More than a decade ago, California voters were the first in the nation to approve so-called "medical marijuana." Since then, hundreds of prescription pot storefronts have sprung up across the state. And that's now given rise to a new, one-of-a kind school in Oakland: Oaksterdam University trains students how to work in the medical marijuana industry.
Oaksterdam is the brainchild of Richard Lee. He's a medical marijuana activist and pot dispensary owner.
The curriculum includes everything from lectures on the political and legal history of medical marijuana to the basic botany of cannabis, such as why a grower wants to identify and separate male from female plants.
"Generally, you're going to get rid of the male plants that create pollen that would fertilize the female plants and that's how you get sin semilla, or seedless cannabis," Lee says. "It will grow a lot more healthier flowers without the seeds because it's not putting energy into seeds. Plus you don't want seeds in your cannabis. It's like seedless grapes. You don't want seeds in your grapes.
Students pay $75 for this course, which Lee hopes will help professionalize the medical marijuana industry.
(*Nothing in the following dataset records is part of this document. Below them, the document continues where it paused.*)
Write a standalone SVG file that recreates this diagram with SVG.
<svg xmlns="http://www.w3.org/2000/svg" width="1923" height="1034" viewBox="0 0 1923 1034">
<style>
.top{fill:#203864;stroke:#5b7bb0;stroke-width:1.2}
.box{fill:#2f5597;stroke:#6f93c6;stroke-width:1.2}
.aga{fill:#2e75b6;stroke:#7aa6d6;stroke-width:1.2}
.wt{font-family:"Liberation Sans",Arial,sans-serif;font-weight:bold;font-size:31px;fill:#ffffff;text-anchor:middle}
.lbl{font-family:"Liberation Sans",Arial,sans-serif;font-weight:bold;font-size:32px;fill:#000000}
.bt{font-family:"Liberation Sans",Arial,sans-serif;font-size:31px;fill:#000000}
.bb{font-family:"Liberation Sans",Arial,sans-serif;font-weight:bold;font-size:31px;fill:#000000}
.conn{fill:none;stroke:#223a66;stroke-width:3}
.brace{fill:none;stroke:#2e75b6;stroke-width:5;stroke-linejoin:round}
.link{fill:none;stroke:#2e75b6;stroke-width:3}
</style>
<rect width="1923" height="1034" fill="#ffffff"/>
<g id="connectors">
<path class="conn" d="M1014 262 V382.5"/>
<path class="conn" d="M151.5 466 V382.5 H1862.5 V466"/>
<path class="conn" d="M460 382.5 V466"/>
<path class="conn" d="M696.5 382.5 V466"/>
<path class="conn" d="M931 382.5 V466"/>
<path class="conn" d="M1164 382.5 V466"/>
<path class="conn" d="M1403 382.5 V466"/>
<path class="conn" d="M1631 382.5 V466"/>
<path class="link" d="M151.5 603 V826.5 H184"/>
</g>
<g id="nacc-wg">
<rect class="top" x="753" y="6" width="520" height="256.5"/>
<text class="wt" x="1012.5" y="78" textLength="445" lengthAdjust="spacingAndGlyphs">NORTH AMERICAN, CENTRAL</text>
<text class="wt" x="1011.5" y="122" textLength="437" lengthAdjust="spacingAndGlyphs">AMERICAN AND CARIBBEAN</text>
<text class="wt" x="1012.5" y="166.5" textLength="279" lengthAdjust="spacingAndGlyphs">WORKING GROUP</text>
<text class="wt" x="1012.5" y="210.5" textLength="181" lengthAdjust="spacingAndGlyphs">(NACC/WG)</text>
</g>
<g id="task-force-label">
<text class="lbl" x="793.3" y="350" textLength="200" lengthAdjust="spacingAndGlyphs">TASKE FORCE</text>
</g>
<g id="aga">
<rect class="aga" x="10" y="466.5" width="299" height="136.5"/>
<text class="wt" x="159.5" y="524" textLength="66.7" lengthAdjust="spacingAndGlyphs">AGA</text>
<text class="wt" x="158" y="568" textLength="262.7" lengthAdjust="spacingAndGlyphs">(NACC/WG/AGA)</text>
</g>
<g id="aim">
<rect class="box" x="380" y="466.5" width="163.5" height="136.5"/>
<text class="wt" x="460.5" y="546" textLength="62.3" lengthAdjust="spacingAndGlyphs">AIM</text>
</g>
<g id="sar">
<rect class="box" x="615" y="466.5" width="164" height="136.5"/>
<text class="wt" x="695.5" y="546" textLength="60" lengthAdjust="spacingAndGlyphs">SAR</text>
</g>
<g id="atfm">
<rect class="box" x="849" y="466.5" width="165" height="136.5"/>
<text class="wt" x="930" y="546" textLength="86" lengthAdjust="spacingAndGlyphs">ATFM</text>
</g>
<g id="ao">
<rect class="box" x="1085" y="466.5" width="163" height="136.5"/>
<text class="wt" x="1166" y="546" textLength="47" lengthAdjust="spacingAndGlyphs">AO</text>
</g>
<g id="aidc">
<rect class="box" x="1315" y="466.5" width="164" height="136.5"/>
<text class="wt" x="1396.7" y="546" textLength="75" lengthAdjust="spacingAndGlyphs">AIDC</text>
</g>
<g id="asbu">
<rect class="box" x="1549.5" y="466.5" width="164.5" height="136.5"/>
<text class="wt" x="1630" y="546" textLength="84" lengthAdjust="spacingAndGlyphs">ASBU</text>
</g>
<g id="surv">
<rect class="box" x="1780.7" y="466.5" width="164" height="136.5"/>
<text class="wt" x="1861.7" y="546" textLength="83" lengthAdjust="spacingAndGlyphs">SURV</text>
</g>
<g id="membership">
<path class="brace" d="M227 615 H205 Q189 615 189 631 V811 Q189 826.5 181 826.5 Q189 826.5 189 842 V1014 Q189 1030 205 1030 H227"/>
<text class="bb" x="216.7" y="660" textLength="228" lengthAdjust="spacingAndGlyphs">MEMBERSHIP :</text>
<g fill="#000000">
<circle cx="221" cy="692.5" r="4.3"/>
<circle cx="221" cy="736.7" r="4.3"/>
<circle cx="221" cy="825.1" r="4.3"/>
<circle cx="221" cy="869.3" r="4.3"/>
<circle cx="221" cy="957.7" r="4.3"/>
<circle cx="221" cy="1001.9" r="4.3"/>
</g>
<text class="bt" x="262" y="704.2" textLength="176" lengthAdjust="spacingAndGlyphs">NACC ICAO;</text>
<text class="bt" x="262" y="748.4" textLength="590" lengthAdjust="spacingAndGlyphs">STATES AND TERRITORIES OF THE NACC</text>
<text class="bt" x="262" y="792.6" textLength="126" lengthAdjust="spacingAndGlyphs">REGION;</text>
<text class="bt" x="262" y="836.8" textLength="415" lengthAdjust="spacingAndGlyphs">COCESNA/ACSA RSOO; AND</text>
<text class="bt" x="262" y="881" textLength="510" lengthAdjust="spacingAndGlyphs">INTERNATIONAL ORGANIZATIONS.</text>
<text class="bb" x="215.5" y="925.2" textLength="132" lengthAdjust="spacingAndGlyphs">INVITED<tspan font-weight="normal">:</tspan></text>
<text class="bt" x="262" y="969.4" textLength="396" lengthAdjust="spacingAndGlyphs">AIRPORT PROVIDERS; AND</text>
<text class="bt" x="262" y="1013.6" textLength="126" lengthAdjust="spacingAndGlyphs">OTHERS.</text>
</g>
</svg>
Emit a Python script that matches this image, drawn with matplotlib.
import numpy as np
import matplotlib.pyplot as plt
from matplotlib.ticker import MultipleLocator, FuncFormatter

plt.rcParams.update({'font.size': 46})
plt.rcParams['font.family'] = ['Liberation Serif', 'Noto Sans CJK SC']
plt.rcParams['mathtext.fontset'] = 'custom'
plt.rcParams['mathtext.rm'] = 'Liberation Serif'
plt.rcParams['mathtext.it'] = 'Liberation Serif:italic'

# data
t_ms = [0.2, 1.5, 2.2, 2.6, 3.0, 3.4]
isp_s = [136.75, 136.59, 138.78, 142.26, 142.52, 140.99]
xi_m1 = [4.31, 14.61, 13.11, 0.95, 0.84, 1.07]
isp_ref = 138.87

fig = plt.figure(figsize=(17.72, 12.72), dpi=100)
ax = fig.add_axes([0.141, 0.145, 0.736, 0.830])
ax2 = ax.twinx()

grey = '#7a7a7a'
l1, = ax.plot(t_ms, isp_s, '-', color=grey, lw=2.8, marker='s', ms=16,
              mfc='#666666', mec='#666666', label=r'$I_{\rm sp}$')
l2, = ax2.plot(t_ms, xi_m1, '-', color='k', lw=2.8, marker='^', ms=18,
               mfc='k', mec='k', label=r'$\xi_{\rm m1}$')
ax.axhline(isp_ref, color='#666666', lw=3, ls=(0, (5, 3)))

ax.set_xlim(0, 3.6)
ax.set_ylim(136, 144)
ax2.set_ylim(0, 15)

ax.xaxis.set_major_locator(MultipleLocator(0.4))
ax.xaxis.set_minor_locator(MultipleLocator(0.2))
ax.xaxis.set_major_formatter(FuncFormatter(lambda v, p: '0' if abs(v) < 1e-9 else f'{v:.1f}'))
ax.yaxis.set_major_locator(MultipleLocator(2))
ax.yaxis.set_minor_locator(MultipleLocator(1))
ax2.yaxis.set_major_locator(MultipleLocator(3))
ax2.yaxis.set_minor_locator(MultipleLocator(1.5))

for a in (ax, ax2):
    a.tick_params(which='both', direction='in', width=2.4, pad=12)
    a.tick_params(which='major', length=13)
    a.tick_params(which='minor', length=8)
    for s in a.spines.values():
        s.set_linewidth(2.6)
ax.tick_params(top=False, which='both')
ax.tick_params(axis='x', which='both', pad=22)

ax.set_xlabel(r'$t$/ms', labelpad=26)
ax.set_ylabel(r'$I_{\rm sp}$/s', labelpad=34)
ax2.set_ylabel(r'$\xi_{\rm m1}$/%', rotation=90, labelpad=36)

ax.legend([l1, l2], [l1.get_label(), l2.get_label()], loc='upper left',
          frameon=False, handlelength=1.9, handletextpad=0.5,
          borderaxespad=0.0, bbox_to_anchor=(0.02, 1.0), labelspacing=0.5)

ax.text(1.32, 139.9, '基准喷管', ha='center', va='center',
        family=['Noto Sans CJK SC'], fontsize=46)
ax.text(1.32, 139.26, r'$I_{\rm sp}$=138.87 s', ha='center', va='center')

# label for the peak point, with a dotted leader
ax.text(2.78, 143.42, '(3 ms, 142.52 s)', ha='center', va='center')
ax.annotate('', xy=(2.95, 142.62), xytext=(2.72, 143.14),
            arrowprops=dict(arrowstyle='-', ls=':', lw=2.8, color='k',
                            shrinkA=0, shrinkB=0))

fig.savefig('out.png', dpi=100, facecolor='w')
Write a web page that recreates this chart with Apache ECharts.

He says there are about 400 cannabis outlets in California employing several thousand people.
The class is just one part of Lee's vision to not only promote the medical marijuana industry, but also to revitalize this part of beleaguered downtown Oakland, which he's dubbed "Oaksterdam."
"When I went to Amsterdam, one of the big things that struck me was how the cannabis industry there — all of the cannabis coffee shops are intertwined with the rest of downtown," Lee says. "It's not a segregated little tourist district; it's just part of the rest of downtown and it all works together and so that's what we saw that we could do with this part of downtown Oakland."
Amid the boarded up storefronts, Lee points out a coffee shop where anyone can walk in and buy a latte, cappuccino, or just plain joe. In the back of the shop, medical marijuana patients can buy small amounts of cannabis.
Neighboring shop owners say they are grateful for the marijuana-buying customers who've been attracted to Oaksterdam.
"I've been here for the past five years and I just want to say to thanks to Richard for bringing all the new customers to the area," says Gertha Hayes, who runs a women's boutique. She says a lot of women who are waiting for their husbands come in and browse.
Of course, not everyone is so thrilled.
"The problem with this is that it really sends the wrong message to the community," says Michael Chapman, an assistant special agent for the drug enforcement agency in San Francisco. "There's nothing good that comes out of this. To put this on as some type of a university where people are learning something productive is, to me, just a farce."
Chapman declined to say whether Oaksterdam University would merit enough attention for a future raid.
There have been many in California recently. In spite of the state's law, buying, growing and selling marijuana is still a federal crime.
Meanwhile, Oakland city officials, having reached a tentative accommodation with the cannabis dispensaries, appear to shrug their shoulders at the mention of Oaksterdam University. After all, it's not illegal to talk about growing marijuana.